Data processing: It was only in 2004 that Google published the MapReduce paper. The canonical example of how to quickly count how often a search term appears in a collection of documents (such as all the webpages on the internet) involves mapping your query across N servers that have divided up the work, then reducing those N results to a single result list. This is an oversimplified example, as search in reality is much more complicated. But you can see how these kinds of operations play a role in how a search engine works, and this is the basic idea of the MapReduce that has spawned an ecosystem of Hadoop and friends. Nowadays, the new hotness is Apache Spark, a successor to MapReduce first introduced in the Resilient Distributed Datasets paper that offers a 40x speedup over MapReduce due to its in-memory and fault-tolerant design.

File systems: Closely related to and necessary for MapReduce is the distributed file system. The Google File System describes how files are stored, replicated, and appended to. The paper itself is pretty high-level, but I appreciate the insight from the GFS engineers in a followup interview about design choices they have since reversed or revisited, like having only one master server and assuming a large file size (64mb). Just as Google MapReduce inspired Hadoop MapReduce, GFS has inspired HDFS. In both cases, it is much easier to directly access and learn about the open-source variants.

Internally within Google, there is a successor to GFS called Colossus, for which there is very little information published. It would not surprise me if its design eventually influences the direction of the open-source world, but for now the Hadoop ecosystem is still learning to drive business value from HDFS architectures.

Databases: Distributed databases, especially non-relational, have proliferated. There are too many successful databases to do them all justice, so I will only mention a few that happen to follow a progression.

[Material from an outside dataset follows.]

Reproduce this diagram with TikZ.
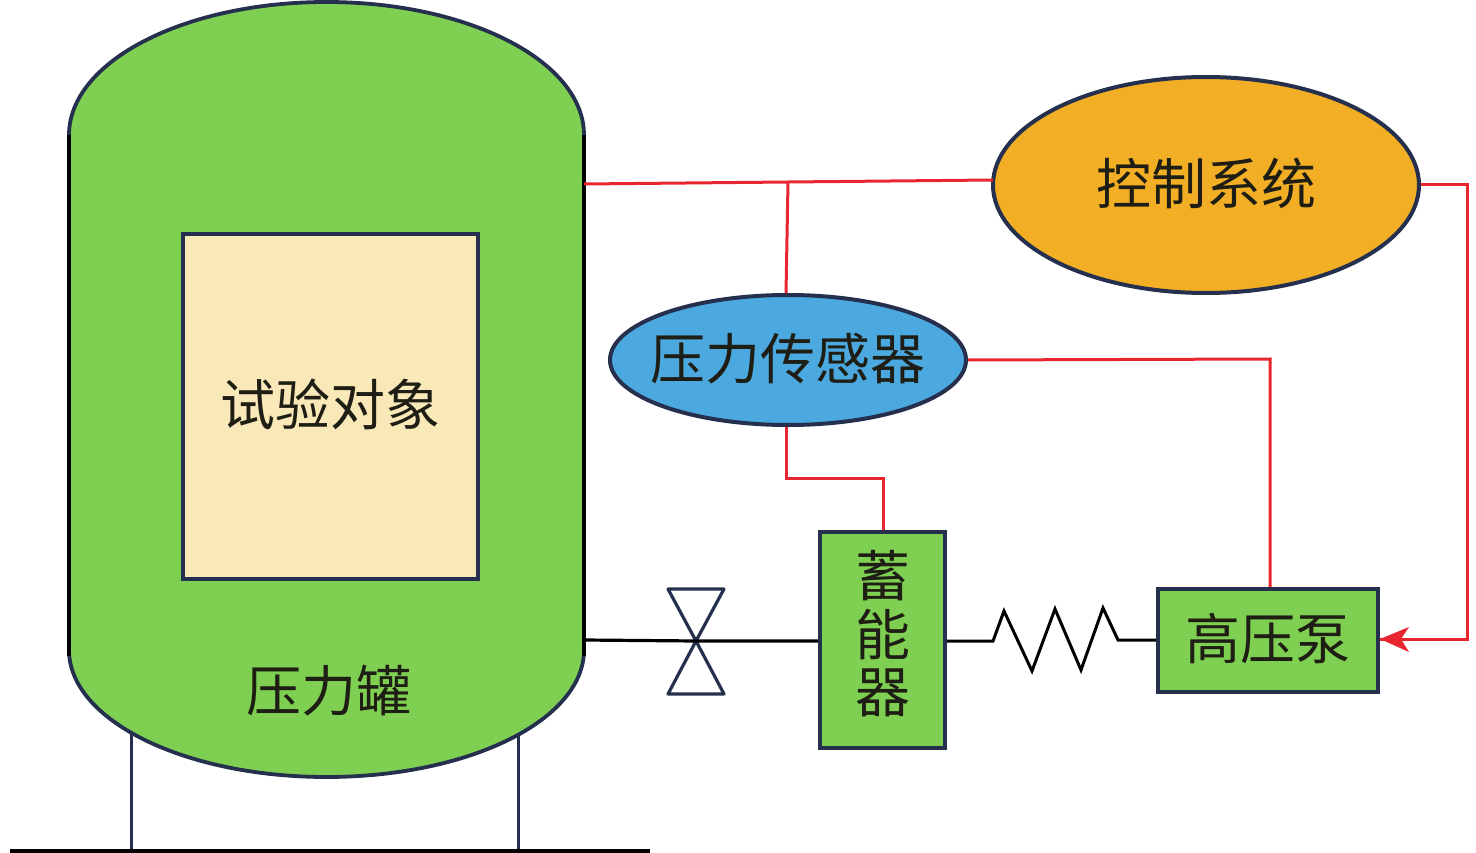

Google’s BigTable builds on GFS and it is “a sparse, distributed, persistent multidimensional sorted map.” The example in the paper shows how BigTable can be used to store newer versions of webpages as they are updated. Spanner is “scalable, multi-version, globally-distributed, and synchronously-replicated database.” Reading this paper really makes you feel how planet-scale Google is, particularly the part on how Spanner can move data between datacenters to balance resource usage across datacenters, and how Spanner guarantees globally-consistent reads and writes with its usage of synchronized atomic clocks.

F1 builds on Spanner to combine the scalability of NoSQL databases with the consistency of relational databases. Internally, they migrated some major applications away from MySQL to F1. This sounds like a really awesome database, and it is conceptually intuitive in architecture. I bet the following does not even make your head spin:

Consensus algorithms: Consensus is a fun topic of how multiple servers can elect one among them to be the leader that coordinates how they all keep track of data. This topic is more fun if you start with the very learnable Raft, and less fun if you start with Paxos. In fact, Raft was conceived as a response to how notoriously challenging Paxos is for the brain, and I find that I can describe the Raft protocol even if I have not reviewed it in months. Many of the best things are elegant in design. Implementations of consensus protocols are used in other things we have already mentioned, like BigTable and Spanner.

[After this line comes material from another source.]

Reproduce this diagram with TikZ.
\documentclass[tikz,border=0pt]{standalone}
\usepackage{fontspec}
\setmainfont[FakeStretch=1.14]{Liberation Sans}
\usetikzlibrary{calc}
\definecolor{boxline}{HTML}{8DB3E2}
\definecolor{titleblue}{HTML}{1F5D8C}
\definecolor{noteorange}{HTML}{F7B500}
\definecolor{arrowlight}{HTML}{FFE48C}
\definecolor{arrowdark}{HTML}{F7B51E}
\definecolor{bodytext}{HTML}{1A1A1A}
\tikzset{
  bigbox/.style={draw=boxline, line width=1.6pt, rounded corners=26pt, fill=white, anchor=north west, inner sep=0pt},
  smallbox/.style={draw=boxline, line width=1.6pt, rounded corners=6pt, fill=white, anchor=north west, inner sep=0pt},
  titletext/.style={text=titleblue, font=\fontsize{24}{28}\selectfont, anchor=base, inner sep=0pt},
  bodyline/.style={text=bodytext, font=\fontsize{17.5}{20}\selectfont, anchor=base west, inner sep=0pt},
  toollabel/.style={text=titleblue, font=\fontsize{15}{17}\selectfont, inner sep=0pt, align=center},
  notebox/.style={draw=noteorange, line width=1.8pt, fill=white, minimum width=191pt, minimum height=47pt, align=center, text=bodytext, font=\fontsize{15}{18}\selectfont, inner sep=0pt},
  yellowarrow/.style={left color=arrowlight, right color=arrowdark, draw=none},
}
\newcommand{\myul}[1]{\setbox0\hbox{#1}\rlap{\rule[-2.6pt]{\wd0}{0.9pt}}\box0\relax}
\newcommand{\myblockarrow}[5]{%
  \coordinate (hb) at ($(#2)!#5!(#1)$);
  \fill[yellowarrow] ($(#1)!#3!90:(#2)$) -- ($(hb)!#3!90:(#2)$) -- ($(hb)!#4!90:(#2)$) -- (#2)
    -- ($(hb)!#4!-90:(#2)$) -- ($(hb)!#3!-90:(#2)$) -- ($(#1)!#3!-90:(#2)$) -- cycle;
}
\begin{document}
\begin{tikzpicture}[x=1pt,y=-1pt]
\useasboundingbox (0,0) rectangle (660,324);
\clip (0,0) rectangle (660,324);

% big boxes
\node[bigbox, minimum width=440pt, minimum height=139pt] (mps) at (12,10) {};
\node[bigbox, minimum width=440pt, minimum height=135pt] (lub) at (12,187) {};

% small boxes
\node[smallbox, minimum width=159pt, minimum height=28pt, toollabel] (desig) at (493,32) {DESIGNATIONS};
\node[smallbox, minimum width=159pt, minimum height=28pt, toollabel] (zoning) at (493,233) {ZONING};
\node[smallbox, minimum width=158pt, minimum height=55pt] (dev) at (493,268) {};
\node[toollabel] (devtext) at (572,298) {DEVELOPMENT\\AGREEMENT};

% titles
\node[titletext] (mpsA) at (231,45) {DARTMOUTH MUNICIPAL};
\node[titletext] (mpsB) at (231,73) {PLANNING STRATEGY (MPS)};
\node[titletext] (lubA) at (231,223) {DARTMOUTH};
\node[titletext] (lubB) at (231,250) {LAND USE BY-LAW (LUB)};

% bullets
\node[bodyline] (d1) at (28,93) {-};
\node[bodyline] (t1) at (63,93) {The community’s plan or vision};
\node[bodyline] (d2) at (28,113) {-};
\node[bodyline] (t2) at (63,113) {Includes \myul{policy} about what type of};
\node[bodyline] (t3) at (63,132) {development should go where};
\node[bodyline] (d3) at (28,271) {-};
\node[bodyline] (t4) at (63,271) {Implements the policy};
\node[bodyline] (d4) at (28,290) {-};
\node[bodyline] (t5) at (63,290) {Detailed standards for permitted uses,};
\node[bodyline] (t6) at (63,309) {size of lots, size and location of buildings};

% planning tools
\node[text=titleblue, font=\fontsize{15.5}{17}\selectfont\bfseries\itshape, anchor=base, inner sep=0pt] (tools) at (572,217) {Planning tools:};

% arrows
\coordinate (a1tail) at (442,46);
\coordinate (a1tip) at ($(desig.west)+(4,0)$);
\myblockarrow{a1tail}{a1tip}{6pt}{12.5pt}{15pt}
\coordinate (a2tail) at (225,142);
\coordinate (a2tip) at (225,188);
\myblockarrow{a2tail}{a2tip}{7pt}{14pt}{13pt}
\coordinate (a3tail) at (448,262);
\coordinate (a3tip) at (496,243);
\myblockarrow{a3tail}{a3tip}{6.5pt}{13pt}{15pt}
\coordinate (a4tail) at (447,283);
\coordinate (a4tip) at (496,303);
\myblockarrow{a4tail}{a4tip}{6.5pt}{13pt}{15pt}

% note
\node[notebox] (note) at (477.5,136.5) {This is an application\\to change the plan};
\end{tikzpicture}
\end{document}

Consistent hashing: Another use case that may arise when storing data across many servers is efficiently finding which server holds some data of interest. In this context, it is inefficient to check each server one-by-one. Chord is an approach that uses consistent hashing to point the client to the next server in the node ring to check. Each node stores a “finger table” for pointing the client to the right section of the ring. This algorithm is used in Amazon’s Dynamo key-value store. As with many technologies, the story does not end when the paper is published. In the case of Chord, engineers at Amazon used a specification language called TLA+ to find and correct subtle bugs that had until then been missed by reviewers of the algorithm.

Lots more: ZooKeeper is a popular tool for coordinating other distributed servers. Its internals involve both atomic broadcast to reliably send messages to all recipients, and it also uses leader election. (The internal workings of ZooKeeper is something I wish I understood better.) It has been successfully used in a lot of related technologies like Apache Kafka. This article by the creator of Kafka is another great read that focuses on the log, an unassuming afterthought in many papers, as the centerpiece for understanding distributed computing. My favorite quote: “The purpose of the log here is to squeeze all the non-determinism out of the input stream.” Squeeze all the non-determinism, I gotta remember that one.

And there’s lots more, and I haven’t even mentioned Bitcoin.

I don’t always read papers, but this is how to delve into a field with academic focus. It feels extremely encouraging to be able to follow along such reference-heavy talks as “The Road to Akka Cluster and Beyond” by the creator of Akka. I also take further encouragement from Andrew Ng:

“If you seriously study half a dozen papers a week and you do that for two years, after those two years you will have learned a lot…. Chances are what you learned studying all Saturday won’t make you that much better at your job the following Monday. There are very few, almost no short-term rewards for these things. But it’s a fantastic long-term investment.”